* Exercise material
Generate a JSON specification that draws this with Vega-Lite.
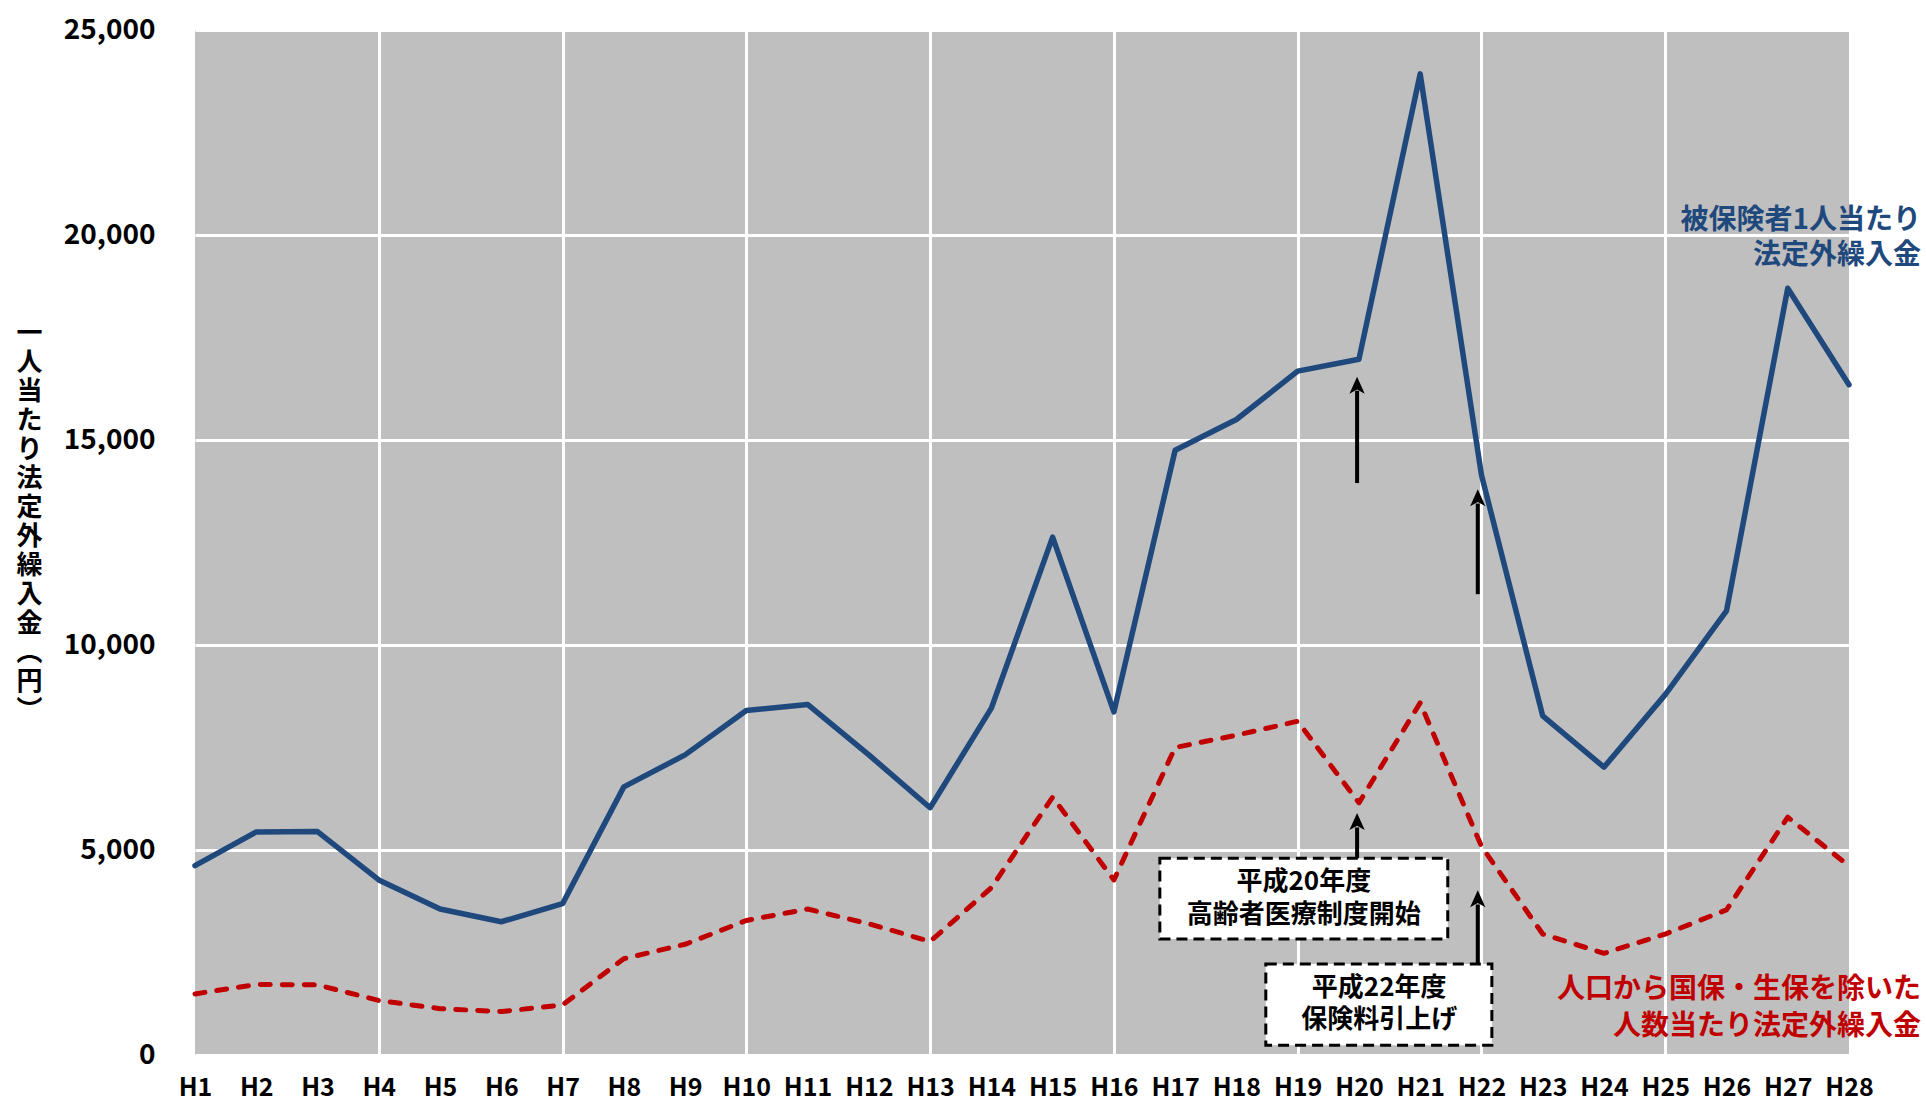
{
  "$schema": "https://vega.github.io/schema/vega-lite/v6.json",
  "width": 1654,
  "height": 1025,
  "autosize": {"type": "none"},
  "padding": {"left": 195, "top": 30, "right": 77, "bottom": 47},
  "background": "white",
  "view": {"fill": "#bfbfbf", "stroke": null},
  "config": {"font": "Noto Sans CJK JP"},
  "datasets": {
    "main": [
      {"year": 1, "series": "ins", "value": 4620}, {"year": 1, "series": "pop", "value": 1490},
      {"year": 2, "series": "ins", "value": 5440}, {"year": 2, "series": "pop", "value": 1720},
      {"year": 3, "series": "ins", "value": 5450}, {"year": 3, "series": "pop", "value": 1710},
      {"year": 4, "series": "ins", "value": 4270}, {"year": 4, "series": "pop", "value": 1330},
      {"year": 5, "series": "ins", "value": 3560}, {"year": 5, "series": "pop", "value": 1130},
      {"year": 6, "series": "ins", "value": 3250}, {"year": 6, "series": "pop", "value": 1060},
      {"year": 7, "series": "ins", "value": 3690}, {"year": 7, "series": "pop", "value": 1220},
      {"year": 8, "series": "ins", "value": 6540}, {"year": 8, "series": "pop", "value": 2350},
      {"year": 9, "series": "ins", "value": 7320}, {"year": 9, "series": "pop", "value": 2700},
      {"year": 10, "series": "ins", "value": 8400}, {"year": 10, "series": "pop", "value": 3280},
      {"year": 11, "series": "ins", "value": 8550}, {"year": 11, "series": "pop", "value": 3560},
      {"year": 12, "series": "ins", "value": 7320}, {"year": 12, "series": "pop", "value": 3200},
      {"year": 13, "series": "ins", "value": 6030}, {"year": 13, "series": "pop", "value": 2770},
      {"year": 14, "series": "ins", "value": 8460}, {"year": 14, "series": "pop", "value": 4080},
      {"year": 15, "series": "ins", "value": 12630}, {"year": 15, "series": "pop", "value": 6290},
      {"year": 16, "series": "ins", "value": 8370}, {"year": 16, "series": "pop", "value": 4270},
      {"year": 17, "series": "ins", "value": 14750}, {"year": 17, "series": "pop", "value": 7500},
      {"year": 18, "series": "ins", "value": 15500}, {"year": 18, "series": "pop", "value": 7800},
      {"year": 19, "series": "ins", "value": 16680}, {"year": 19, "series": "pop", "value": 8140},
      {"year": 20, "series": "ins", "value": 16970}, {"year": 20, "series": "pop", "value": 6150},
      {"year": 21, "series": "ins", "value": 23930}, {"year": 21, "series": "pop", "value": 8590},
      {"year": 22, "series": "ins", "value": 14150}, {"year": 22, "series": "pop", "value": 5090},
      {"year": 23, "series": "ins", "value": 8270}, {"year": 23, "series": "pop", "value": 2950},
      {"year": 24, "series": "ins", "value": 7020}, {"year": 24, "series": "pop", "value": 2480},
      {"year": 25, "series": "ins", "value": 8790}, {"year": 25, "series": "pop", "value": 2950},
      {"year": 26, "series": "ins", "value": 10830}, {"year": 26, "series": "pop", "value": 3540},
      {"year": 27, "series": "ins", "value": 18700}, {"year": 27, "series": "pop", "value": 5800},
      {"year": 28, "series": "ins", "value": 16350}, {"year": 28, "series": "pop", "value": 4610}
    ],
    "shafts": [
      {"year": 19.97, "value": 13950, "value2": 16200},
      {"year": 21.94, "value": 11240, "value2": 13450},
      {"year": 19.97, "value": 4800, "value2": 5550},
      {"year": 21.94, "value": 2220, "value2": 3670}
    ],
    "heads": [
      {"year": 19.97, "value": 16540},
      {"year": 21.94, "value": 13800},
      {"year": 19.97, "value": 5900},
      {"year": 21.94, "value": 4020}
    ],
    "boxes": [
      {"year": 16.75, "year2": 21.45, "value": 2830, "value2": 4800},
      {"year": 18.48, "year2": 22.17, "value": 240, "value2": 2220}
    ],
    "boxText": [
      {"year": 19.1, "value": 4220, "text": "平成20年度"},
      {"year": 19.1, "value": 3410, "text": "高齢者医療制度開始"},
      {"year": 20.33, "value": 1630, "text": "平成22年度"},
      {"year": 20.33, "value": 850, "text": "保険料引上げ"}
    ],
    "sideText": [
      {"year": 28, "value": 20340, "text": "被保険者1人当たり", "kind": "ins"},
      {"year": 28, "value": 19500, "text": "法定外繰入金", "kind": "ins"},
      {"year": 28, "value": 1585, "text": "人口から国保・生保を除いた", "kind": "pop"},
      {"year": 28, "value": 680, "text": "人数当たり法定外繰入金", "kind": "pop"}
    ]
  },
  "encoding": {
    "x": {
      "field": "year", "type": "quantitative",
      "scale": {"domain": [1, 28], "nice": false, "zero": false},
      "axis": {
        "values": [1,2,3,4,5,6,7,8,9,10,11,12,13,14,15,16,17,18,19,20,21,22,23,24,25,26,27,28],
        "labelExpr": "'H' + datum.value",
        "domain": false, "ticks": false, "labelPadding": 20,
        "labelFontSize": 25, "labelFontWeight": "bold", "labelColor": "#000",
        "labelBaseline": "top", "labelFlush": false, "labelOverlap": false,
        "grid": true, "gridColor": "white", "gridWidth": 3,
        "gridOpacity": {"condition": {"test": "datum.value % 3 === 1 && datum.value > 1 && datum.value < 28", "value": 1}, "value": 0},
        "title": null
      }
    },
    "y": {
      "field": "value", "type": "quantitative",
      "scale": {"domain": [0, 25000], "nice": false},
      "axis": {
        "values": [0, 5000, 10000, 15000, 20000, 25000],
        "format": ",d", "domain": false, "ticks": false, "labelPadding": 40,
        "labelFontSize": 28, "labelFontWeight": "bold", "labelColor": "#000",
        "labelFlush": false, "labelOverlap": false,
        "grid": true, "gridColor": "white", "gridWidth": 3, "gridOpacity": 1,
        "title": ["一","人","当","た","り","法","定","外","繰","入","金","︵","円","︶"],
        "titleAngle": 0, "titleAlign": "center", "titleBaseline": "top",
        "titleX": -166, "titleY": 290, "titleFontSize": 26, "titleLineHeight": 29,
        "titleFontWeight": "bold", "titleColor": "#000"
      }
    }
  },
  "layer": [
    {
      "data": {"name": "main"},
      "transform": [{"filter": "datum.series === 'pop'"}],
      "mark": {"type": "line", "color": "#C00000", "strokeWidth": 5, "strokeDash": [10, 12], "strokeCap": "round", "strokeJoin": "round"}
    },
    {
      "data": {"name": "main"},
      "transform": [{"filter": "datum.series === 'ins'"}],
      "mark": {"type": "line", "color": "#1F497D", "strokeWidth": 5.5, "strokeJoin": "round", "strokeCap": "round"}
    },
    {
      "data": {"name": "boxes"},
      "mark": {"type": "rect", "fill": "white", "stroke": "black", "strokeWidth": 3, "strokeDash": [11, 6]},
      "encoding": {
        "x2": {"field": "year2"},
        "y2": {"field": "value2"}
      }
    },
    {
      "data": {"name": "shafts"},
      "mark": {"type": "rule", "color": "black", "strokeWidth": 4},
      "encoding": {
        "y2": {"field": "value2"}
      }
    },
    {
      "data": {"name": "heads"},
      "mark": {"type": "point", "shape": "M0,0L0.9,2L0,1.5L-0.9,2Z", "size": 289, "filled": true, "color": "black", "opacity": 1, "strokeWidth": 0}
    },
    {
      "data": {"name": "boxText"},
      "mark": {"type": "text", "align": "center", "baseline": "middle", "fontSize": 26, "fontWeight": "bold", "color": "#000"},
      "encoding": {
        "text": {"field": "text"}
      }
    },
    {
      "data": {"name": "sideText"},
      "mark": {"type": "text", "align": "right", "baseline": "middle", "dx": 72, "fontSize": 28, "fontWeight": "bold"},
      "encoding": {
        "text": {"field": "text"},
        "color": {"field": "kind", "type": "nominal", "scale": {"domain": ["ins", "pop"], "range": ["#1F497D", "#C00000"]}, "legend": null}
      }
    }
  ]
}
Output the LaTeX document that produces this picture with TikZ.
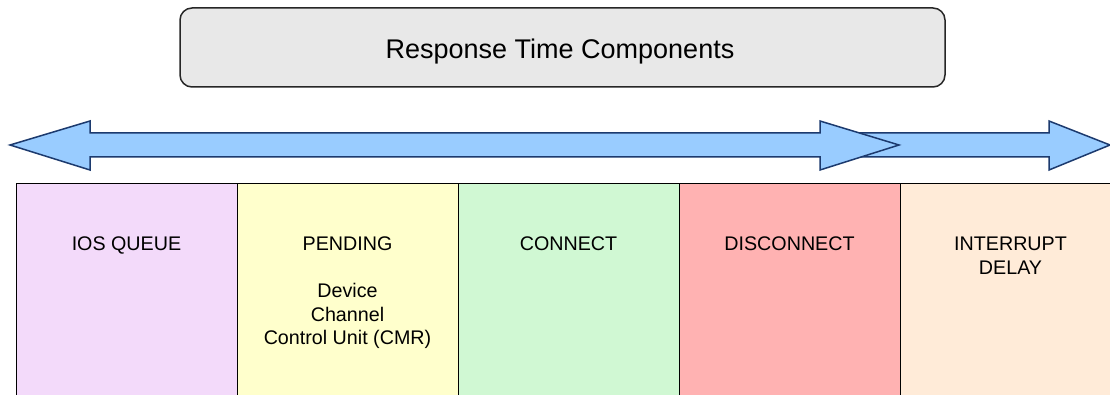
\documentclass[tikz,border=0pt]{standalone}
\usepackage{fontspec}
\setmainfont{Liberation Sans}
\definecolor{iosc}{HTML}{F3DAFA}
\definecolor{pendc}{HTML}{FFFFCC}
\definecolor{connc}{HTML}{D0F8D3}
\definecolor{discc}{HTML}{FFB2B2}
\definecolor{intc}{HTML}{FFEBD8}
\definecolor{arrowfill}{HTML}{99CCFF}
\definecolor{arrowline}{HTML}{1C3A6E}
\definecolor{titlefill}{HTML}{E8E8E8}
\tikzset{
  compbox/.style={draw=black, line width=1.3pt, minimum width=221pt, minimum height=217pt, anchor=north west, inner sep=0pt},
  lbl/.style={anchor=north, inner sep=0pt, align=center, font=\fontsize{19.7}{23.5}\selectfont},
  titlebox/.style={draw=black!85, fill=titlefill, line width=1.5pt, rounded corners=12pt, minimum width=765pt, minimum height=79pt, inner sep=0pt},
  blockarrow/.style={draw=arrowline, fill=arrowfill, line width=1.5pt, line join=miter}
}
\begin{document}
\begin{tikzpicture}[x=1pt,y=-1pt]
\useasboundingbox (0,0) rectangle (1110,395);
\clip (0,0) rectangle (1110,395);
% title
\node[titlebox] (title) at (562.5,47.5) {};
\node[anchor=base, inner sep=0pt, font=\fontsize{27}{32}\selectfont] (titletext) at (560,59) {Response Time Components};
% arrows
\draw[blockarrow] (840,133) -- (1049,133) -- (1049,121) -- (1110,145) -- (1049,170) -- (1049,157) -- (840,157) -- cycle;
\draw[blockarrow] (10,145) -- (90,121) -- (90,133) -- (820,133) -- (820,121) -- (899,145) -- (820,170) -- (820,157) -- (90,157) -- (90,170) -- cycle;
% component boxes
\node[compbox, fill=iosc] (ios) at (16,183) {};
\node[compbox, fill=pendc] (pend) at (237,183) {};
\node[compbox, fill=connc] (conn) at (458,183) {};
\node[compbox, fill=discc] (disc) at (679,183) {};
\node[compbox, fill=intc] (intr) at (900,183) {};
% labels
\node[lbl] (iosl) at (126.5,237) {IOS QUEUE};
\node[lbl] (pendl) at (347.5,237) {PENDING\\[23.5pt]Device\\Channel\\Control Unit (CMR)};
\node[lbl] (connl) at (568.5,237) {CONNECT};
\node[lbl] (discl) at (789.5,237) {DISCONNECT};
\node[lbl] (intrl) at (1010.5,237) {INTERRUPT\\DELAY};
\end{tikzpicture}
\end{document}
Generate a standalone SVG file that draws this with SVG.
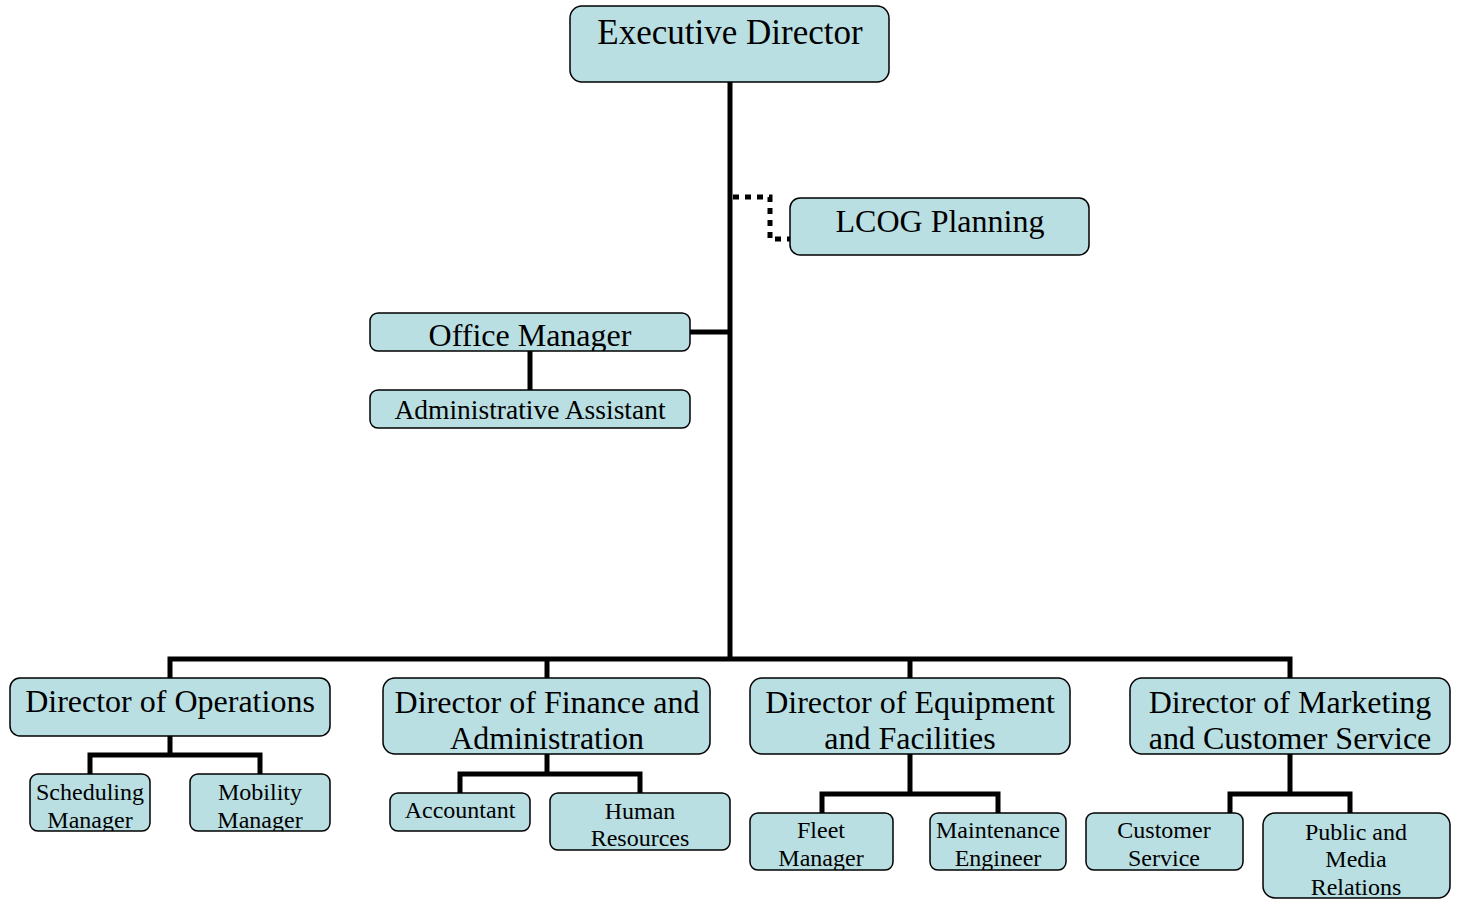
<svg xmlns="http://www.w3.org/2000/svg" width="1457" height="900" viewBox="0 0 1457 900">
  <style>
    text { font-family: "Liberation Serif", "Times New Roman", serif; fill: #000; text-anchor: middle; }
    .xl { font-size: 35px; }
    .l { font-size: 32px; }
    .m { font-size: 27.5px; }
    .s { font-size: 24px; }
    .box { fill: #b9dfe3; stroke: #000; stroke-width: 1.5; }
    .line { stroke: #000; stroke-width: 5; fill: none; }
    .dot { stroke: #000; stroke-width: 5; fill: none; stroke-dasharray: 6 6; }
  </style>
  <defs>
    <clipPath id="c-sched"><rect x="30" y="774" width="120" height="57" rx="8"/></clipPath>
    <clipPath id="c-mob"><rect x="190" y="774" width="140" height="57" rx="8"/></clipPath>
    <clipPath id="c-fleet"><rect x="750" y="813" width="143" height="57" rx="8"/></clipPath>
    <clipPath id="c-maint"><rect x="930" y="813" width="136" height="57" rx="8"/></clipPath>
    <clipPath id="c-office"><rect x="370" y="313" width="320" height="38" rx="8"/></clipPath>
  </defs>

  <rect width="1457" height="900" fill="#fff"/>

  <!-- reporting lines -->
  <g id="connectors">
    <path class="line" d="M730 82 V659"/>
    <path class="dot" d="M733 197 H770 V239 H790"/>
    <path class="line" d="M690 332 H730"/>
    <path class="line" d="M530 351 V390"/>
    <path class="line" d="M170 678 V659 H1290 V678"/>
    <path class="line" d="M547 659 V678"/>
    <path class="line" d="M910 659 V678"/>
    <!-- operations -->
    <path class="line" d="M170 736 V755"/>
    <path class="line" d="M90 774 V755 H260 V774"/>
    <!-- finance -->
    <path class="line" d="M547 754 V774"/>
    <path class="line" d="M460 793 V774 H640 V793"/>
    <!-- equipment -->
    <path class="line" d="M910 754 V794"/>
    <path class="line" d="M822 813 V794 H998 V813"/>
    <!-- marketing -->
    <path class="line" d="M1290 754 V794"/>
    <path class="line" d="M1230 813 V794 H1350 V813"/>
  </g>

  <g id="executive-director">
    <rect class="box" x="570" y="6" width="319" height="76" rx="12"/>
    <text class="xl" x="730" y="44">Executive Director</text>
  </g>

  <g id="lcog-planning">
    <rect class="box" x="790" y="198" width="299" height="57" rx="10"/>
    <text class="l" x="940" y="232">LCOG Planning</text>
  </g>

  <g id="office-manager">
    <rect class="box" x="370" y="313" width="320" height="38" rx="8"/>
    <text class="l" x="530" y="346" clip-path="url(#c-office)">Office Manager</text>
  </g>

  <g id="administrative-assistant">
    <rect class="box" x="370" y="390" width="320" height="38" rx="8"/>
    <text class="m" x="530" y="419">Administrative Assistant</text>
  </g>

  <g id="director-operations">
    <rect class="box" x="10" y="678" width="320" height="58" rx="10"/>
    <text class="l" x="170" y="712">Director of Operations</text>
  </g>

  <g id="director-finance">
    <rect class="box" x="383" y="678" width="327" height="76" rx="12"/>
    <text class="l" x="547" y="713">Director of Finance and</text>
    <text class="l" x="547" y="749">Administration</text>
  </g>

  <g id="director-equipment">
    <rect class="box" x="750" y="678" width="320" height="76" rx="12"/>
    <text class="l" x="910" y="713">Director of Equipment</text>
    <text class="l" x="910" y="749">and Facilities</text>
  </g>

  <g id="director-marketing">
    <rect class="box" x="1130" y="678" width="320" height="76" rx="12"/>
    <text class="l" x="1290" y="713">Director of Marketing</text>
    <text class="l" x="1290" y="749">and Customer Service</text>
  </g>

  <g id="scheduling-manager">
    <rect class="box" x="30" y="774" width="120" height="57" rx="8"/>
    <g clip-path="url(#c-sched)">
      <text class="s" x="90" y="800">Scheduling</text>
      <text class="s" x="90" y="828">Manager</text>
    </g>
  </g>

  <g id="mobility-manager">
    <rect class="box" x="190" y="774" width="140" height="57" rx="8"/>
    <g clip-path="url(#c-mob)">
      <text class="s" x="260" y="800">Mobility</text>
      <text class="s" x="260" y="828">Manager</text>
    </g>
  </g>

  <g id="accountant">
    <rect class="box" x="390" y="793" width="140" height="38" rx="8"/>
    <text class="s" x="460" y="818">Accountant</text>
  </g>

  <g id="human-resources">
    <rect class="box" x="550" y="793" width="180" height="57" rx="8"/>
    <text class="s" x="640" y="819">Human</text>
    <text class="s" x="640" y="846">Resources</text>
  </g>

  <g id="fleet-manager">
    <rect class="box" x="750" y="813" width="143" height="57" rx="8"/>
    <g clip-path="url(#c-fleet)">
      <text class="s" x="821" y="838">Fleet</text>
      <text class="s" x="821" y="866">Manager</text>
    </g>
  </g>

  <g id="maintenance-engineer">
    <rect class="box" x="930" y="813" width="136" height="57" rx="8"/>
    <g clip-path="url(#c-maint)">
      <text class="s" x="998" y="838">Maintenance</text>
      <text class="s" x="998" y="866">Engineer</text>
    </g>
  </g>

  <g id="customer-service">
    <rect class="box" x="1086" y="813" width="157" height="57" rx="8"/>
    <text class="s" x="1164" y="838">Customer</text>
    <text class="s" x="1164" y="866">Service</text>
  </g>

  <g id="public-media-relations">
    <rect class="box" x="1263" y="813" width="187" height="85" rx="12"/>
    <text class="s" x="1356" y="840">Public and</text>
    <text class="s" x="1356" y="867">Media</text>
    <text class="s" x="1356" y="895">Relations</text>
  </g>
</svg>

* Given problem
Copy each line of the records that contains the word "standalone".

* Exercise answer
\documentclass[tikz,border=0pt]{standalone}
Generate a standalone SVG file that draws this with SVG.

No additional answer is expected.